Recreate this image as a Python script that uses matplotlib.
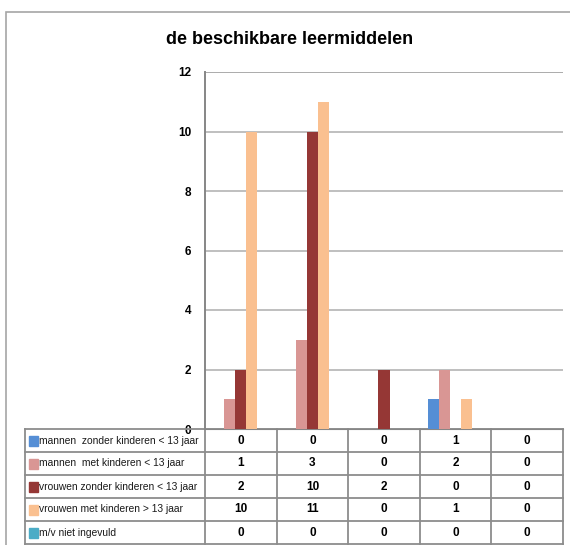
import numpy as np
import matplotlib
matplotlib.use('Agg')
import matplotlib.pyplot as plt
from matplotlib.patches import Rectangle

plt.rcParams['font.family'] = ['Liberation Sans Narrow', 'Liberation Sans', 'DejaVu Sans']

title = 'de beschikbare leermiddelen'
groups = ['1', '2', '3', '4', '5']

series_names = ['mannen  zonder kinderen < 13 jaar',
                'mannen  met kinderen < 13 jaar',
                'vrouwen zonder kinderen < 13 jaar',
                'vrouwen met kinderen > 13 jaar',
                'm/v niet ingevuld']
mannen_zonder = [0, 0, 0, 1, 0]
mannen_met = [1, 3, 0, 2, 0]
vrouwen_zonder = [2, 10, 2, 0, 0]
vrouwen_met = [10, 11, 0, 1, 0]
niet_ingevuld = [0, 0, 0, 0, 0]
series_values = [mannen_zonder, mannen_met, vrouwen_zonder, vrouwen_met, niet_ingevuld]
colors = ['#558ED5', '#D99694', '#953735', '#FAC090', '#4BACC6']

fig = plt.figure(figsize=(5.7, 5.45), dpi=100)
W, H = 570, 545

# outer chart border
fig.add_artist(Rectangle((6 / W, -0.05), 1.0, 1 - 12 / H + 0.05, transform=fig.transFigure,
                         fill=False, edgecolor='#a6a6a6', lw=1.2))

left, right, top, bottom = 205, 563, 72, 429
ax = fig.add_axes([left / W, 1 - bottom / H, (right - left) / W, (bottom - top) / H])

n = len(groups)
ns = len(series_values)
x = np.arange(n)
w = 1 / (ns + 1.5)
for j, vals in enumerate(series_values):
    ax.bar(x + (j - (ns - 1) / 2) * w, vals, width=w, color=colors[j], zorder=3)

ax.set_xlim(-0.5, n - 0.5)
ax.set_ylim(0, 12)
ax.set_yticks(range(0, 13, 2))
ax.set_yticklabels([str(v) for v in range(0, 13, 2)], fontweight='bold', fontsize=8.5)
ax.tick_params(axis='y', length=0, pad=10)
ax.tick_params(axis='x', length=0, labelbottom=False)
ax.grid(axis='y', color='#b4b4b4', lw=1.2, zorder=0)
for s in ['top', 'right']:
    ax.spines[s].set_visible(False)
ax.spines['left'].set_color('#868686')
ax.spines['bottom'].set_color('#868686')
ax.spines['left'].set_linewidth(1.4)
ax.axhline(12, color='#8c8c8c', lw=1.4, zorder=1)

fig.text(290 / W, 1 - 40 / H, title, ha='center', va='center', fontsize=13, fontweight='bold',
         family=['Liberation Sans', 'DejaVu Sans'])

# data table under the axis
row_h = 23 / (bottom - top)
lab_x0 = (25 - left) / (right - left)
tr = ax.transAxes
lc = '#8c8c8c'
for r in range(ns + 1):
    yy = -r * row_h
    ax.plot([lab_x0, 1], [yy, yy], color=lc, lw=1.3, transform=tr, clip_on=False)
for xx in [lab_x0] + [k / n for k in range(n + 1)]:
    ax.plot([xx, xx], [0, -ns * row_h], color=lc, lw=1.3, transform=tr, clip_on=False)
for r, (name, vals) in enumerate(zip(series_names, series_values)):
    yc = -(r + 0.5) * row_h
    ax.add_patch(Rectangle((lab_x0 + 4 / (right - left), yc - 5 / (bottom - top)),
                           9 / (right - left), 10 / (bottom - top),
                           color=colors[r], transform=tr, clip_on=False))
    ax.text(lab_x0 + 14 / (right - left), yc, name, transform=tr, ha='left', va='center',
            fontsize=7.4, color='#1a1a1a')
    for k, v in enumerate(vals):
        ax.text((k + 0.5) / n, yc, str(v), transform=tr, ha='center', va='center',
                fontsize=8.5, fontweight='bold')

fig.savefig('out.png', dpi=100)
※
**DIRECTIVE:**
Count each line where the string "matplotlib" occurs, and write only the number.

**EXPECTED OUTPUT:**
5